I’m not saying that Lambie will spearhead another 40-point massacre at Twickenham on 24 November. What I am suggesting is that Lambie and this Bok side should be at their most settled when they arrive in London for the last match of the tour.
Lambie must be allowed to settle in the coming matches against Ireland and Scotland. He shouldn’t be judged too harshly if he makes mistakes. The Test against England will be the toughest of the three, and it is here that the biggest statement could be made.

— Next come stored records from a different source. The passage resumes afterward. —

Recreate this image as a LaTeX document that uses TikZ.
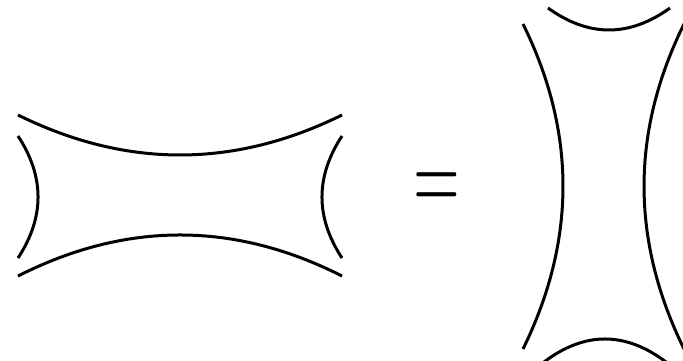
\documentclass[tikz,border=0pt]{standalone}
\usepackage{amsmath,amssymb}
\usepackage{tikz}
\usetikzlibrary{calc,positioning}
\tikzset{
  strand/.style={line width=1.5pt, line cap=butt},
  eqsign/.style={inner sep=0pt, font=\normalsize}
}

\begin{document}
\begin{tikzpicture}[x=0.5pt,y=-0.5pt]
  \useasboundingbox (0,0) rectangle (683,360);
  \clip (0,0) rectangle (683,360);
  % left picture: horizontal channel
  \draw[strand] (18,115) .. controls (126,168.3) and (234,168.3) .. (342,115);
  \draw[strand] (18,276) .. controls (126,221.3) and (234,221.3) .. (342,276);
  \draw[strand] (18,136) .. controls (44.7,176.7) and (44.7,217.3) .. (18,258);
  \draw[strand] (342,136) .. controls (315.3,176.7) and (315.3,217.3) .. (342,258);
  % equals sign
  \node[eqsign] (eq) at (437,192) {\scalebox{3}[5.15]{$=$}};
  % right picture: vertical channel
  \draw[strand] (548,8) .. controls (588.7,37.3) and (629.3,37.3) .. (670,8);
  \draw[strand] (544,362) .. controls (584.7,331.3) and (625.3,331.3) .. (666,362);
  \draw[strand] (523,24) .. controls (576.3,132) and (576.3,240.3) .. (523,349);
  \draw[strand] (684,24) .. controls (630.7,132) and (630.7,240.3) .. (684,349);
\end{tikzpicture}
\end{document}
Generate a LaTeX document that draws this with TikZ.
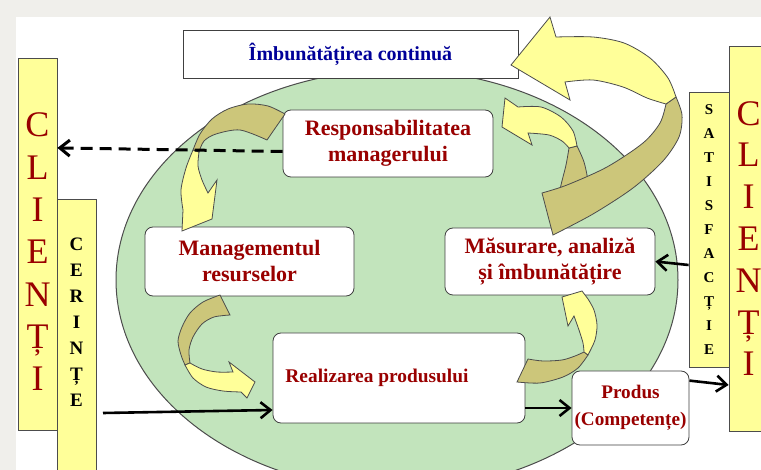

Meyer told Lambie earlier this year that he needed to improve his tactical kicking if he was going to be considered as a Test flyhalf option. This Saturday, the pressure will be significantly greater than it was during the Currie Cup play-offs, where Lambie excelled as game manager, and Meyer will be watching closely to see how Lambie responds.
But Dublin should been viewed as the start of Lambie’s assessment, not a one-off examination. It’s taken a long time for Meyer to come to a decision that Lambie should start at all. It’s only fair that he now gives Lambie enough game time to state his case.